How he became a mathematician
“After completing preparatory classes, I entered the École Polytechnique (nicknamed ‘X’), having chosen the maths option, with computer science in my third year. I finished my training at the Paris branch of the ENST (École nationale supérieure for Telecommunications). I was interested above all in the computer science side of my studies; I was a little less interested in telecommunications. Afterwards, I was hired by this laboratory as a design engineer. After a year and a half, I was convinced of the usefulness of doing a doctorate, since my job included a lot of research. As a thesis subject, I became interested in techniques of mathematical decomposition. These make it possible to transform a complex problem into a combination of simpler problems.”
The design engineer brings his expertise to the different jobs performed by the group, whether researching new technologies, solving scientific problems, or performing operational research as an aid to decision-making.
How mathematics comes into play in his job
“I am a research engineer with the e-lab of the Research and Development and Technological Innovation Division of the Bouygues group. My task is to conduct research in scientific calculation and provide the other members of the group (TF1, Construction, Colas, BYTelecom, BYImmobilier) with advice and decision-making tools. This involves pure research tasks, of the type “What is the probability that a 30-second publicity spot will be watched all the way through?” It also includes producing prototypes and models; for example, calculating a provisional maintenance plan for a road network as part of a call for bids. Last but not least, I also develop software, such as tools for organizing tasks at a building site, or a process for optimizing the filling of advertising slots on TF1.
“I’m part of an eight-person lab; seven of my colleagues hold doctorates. My role is to lead projects, in teams of two or three engineers, starting from the moment when a problem has been identified up until a tool or a study can be delivered.
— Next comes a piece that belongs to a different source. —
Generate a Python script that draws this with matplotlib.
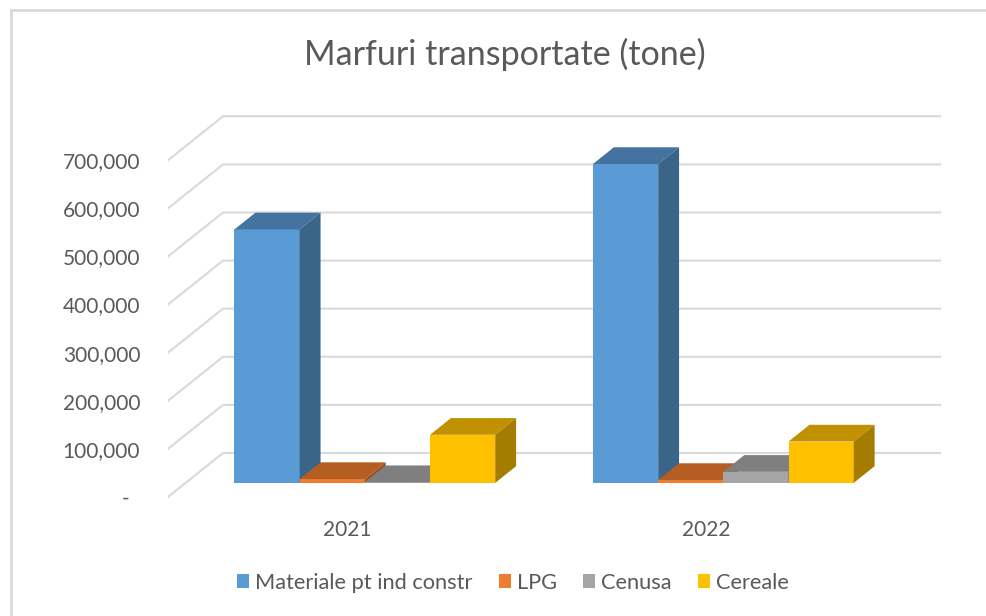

“Aside from skills in maths and scientific calculations, my job requires listening skills in order to understand the client’s question; it also requires an ability to react. As it turns out, clients are often able to clarify their expectations after we’ve made a first stab at the problem; in return, we can then propose a precisely adapted solution.
What are the qualifications?
Bac + 8, doctorate in applied mathematics or computer science.